Parlamentarne koty

PAP/k

publikacja 13.09.2007 14:55

W siedzibie brytyjskiego premiera, na ulicy Downing Street pod numerem 10 w Londynie zagościł kot. Ostatni koci mieszkaniec wprowadził się tam jeszcze za kadencji Margaret Thatcher, blisko 10 lat temu.

Aktualny kot, a właściwie kotka, nazywa się Sybil. Pojawiła się razem z ministrem skarbu Alistairem Darlingiem, który wraz z rodziną wprowadził się do mieszkania nad biurami na Downing Street 10.

Sybil jest przywiązana do rodziny. Jej poprzednik w lokalu przy Downing Street, kot Humphrey, który zdechł w marcu 2006 roku, przeszedł do historii brytyjskiego parlamentaryzmu.

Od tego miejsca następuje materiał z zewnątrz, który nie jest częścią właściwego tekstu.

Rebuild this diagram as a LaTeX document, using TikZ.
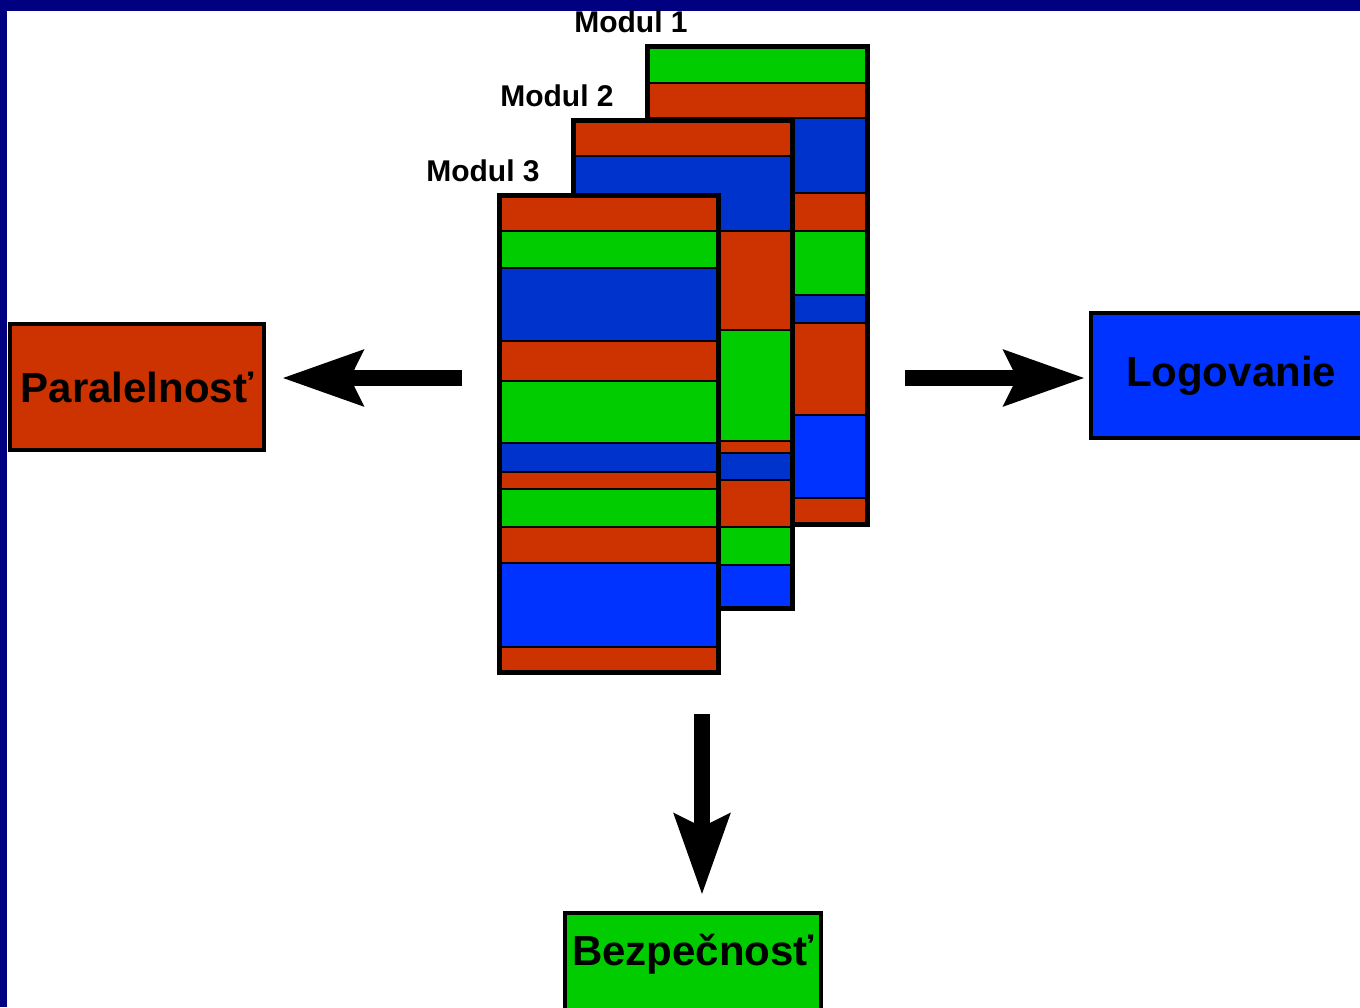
\documentclass[tikz,border=0pt]{standalone}
\usepackage{fontspec}
\setmainfont{Liberation Sans}
\usetikzlibrary{arrows.meta,positioning,calc}
\definecolor{modNavy}{HTML}{000080}
\definecolor{modRed}{HTML}{CC3300}
\definecolor{modGreen}{HTML}{00CC00}
\definecolor{modBlue}{HTML}{0033CC}
\definecolor{modBright}{HTML}{0033FF}

\begin{document}
\begin{tikzpicture}[x=0.5pt,y=-0.5pt,font=\bfseries,
  stripe/.style={draw=black,line width=1.3pt},
  modframe/.style={draw=black,line width=2.5pt,inner sep=0pt,outer sep=0pt,anchor=north west},
  modlabel/.style={font=\fontsize{15}{18}\selectfont\bfseries,anchor=east,inner sep=0pt},
  aspect/.style={draw=black,line width=2pt,inner sep=0pt,
                 font=\fontsize{21}{25}\selectfont\bfseries},
  bigarrow/.style={line width=8pt,-{Stealth[length=40pt,width=27pt,inset=6pt]}}]
  \useasboundingbox (0,0) rectangle (1360,1007);
  \clip (0,0) rectangle (1360,1007);
  \fill[white] (0,0) rectangle (1360,1007);
  \fill[modNavy] (0,0) rectangle (1360,11);
  \fill[modNavy] (0,0) rectangle (7,1007);

  % module stacks, back to front
  \foreach \ya/\yb/\c in {46.5/83/modGreen,83/118/modRed,118/193/modBlue,193/231/modRed,
      231/295/modGreen,295/323/modBlue,323/415/modRed,415/498/modBright,498/524.5/modRed}
    \draw[stripe,fill=\c] (647.5,\ya) rectangle (867.5,\yb);
  \node[modframe,minimum width=110pt,minimum height=239pt] (m1) at (647.5,46.5) {};
  \node[modlabel] (lab1) at ($(m1.north west)+(40.5,-24.5)$) {Modul 1};

  \foreach \ya/\yb/\c in {120.5/156/modRed,156/231/modBlue,231/330/modRed,330/441/modGreen,
      441/453/modRed,453/480/modBlue,480/527/modRed,527/565/modGreen,565/608.5/modBright}
    \draw[stripe,fill=\c] (573.5,\ya) rectangle (792.5,\yb);
  \node[modframe,minimum width=109.5pt,minimum height=244pt] (m2) at (573.5,120.5) {};
  \node[modlabel] (lab2) at ($(m2.north west)+(40.5,-24.5)$) {Modul 2};

  \foreach \ya/\yb/\c in {195.5/231/modRed,231/268/modGreen,268/341/modBlue,341/381/modRed,
      381/443/modGreen,443/472/modBlue,472/489/modRed,489/527/modGreen,527/563/modRed,
      563/647/modBright,647/672.5/modRed}
    \draw[stripe,fill=\c] (499.5,\ya) rectangle (718.5,\yb);
  \node[modframe,minimum width=109.5pt,minimum height=238.5pt] (m3) at (499.5,195.5) {};
  \node[modlabel] (lab3) at ($(m3.north west)+(40.5,-24.5)$) {Modul 3};

  % aspects
  \node[aspect,fill=modRed,minimum width=127pt,minimum height=63pt] (para) at (137,387) {Paralelnosť};
  \node[aspect,fill=modBright,minimum width=140pt,minimum height=62.5pt] (logo) at (1231,375.5) {Logovanie};
  \node[aspect,fill=modGreen,minimum width=128pt,inner ysep=0pt,text height=26pt,
        text depth=40pt,anchor=north] (bez) at (693,911) {Bezpečnosť};

  \coordinate (lstart) at (462,378);
  \coordinate (rstart) at (905,378);
  \coordinate (dstart) at (702,714);
  \draw[bigarrow,shorten >=8pt] (lstart) -- (lstart -| para.east);
  \draw[bigarrow,shorten >=2pt] (rstart) -- (rstart -| logo.west);
  \draw[bigarrow,shorten >=8pt] (dstart) -- (dstart |- bez.north);
\end{tikzpicture}
\end{document}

Bezpański długowłosy kot wprowadził się na Downing Street w 1989 roku, u schyłku kadencji pani Thatcher. Mieszkał tam przez cały okres rządów jej następcy Johna Majora i został wykwaterowany w sześć miesięcy po zwycięstwie Partii Pracy w 1997 roku. Ostatnie lata spędził w domu emerytowanego urzędnika, który go przygarnął. Gdy u schyłku rządów Majora Humphrey na pewien czas zaginął, nie szczędzono wysiłków, by go odnaleźć.

Humphrey, przeszedł do historii brytyjskiego parlamentaryzmu - jego zniknięcie z Downing Street zgłoszono kiedyś podczas obrad parlamentu.

Przed Humphreyem, w czasach kadencji Edwarda Heatha, na Downing Street 10 mieszkał kot imieniem Wilberforce. Wilberforce zdechł w 1988 roku.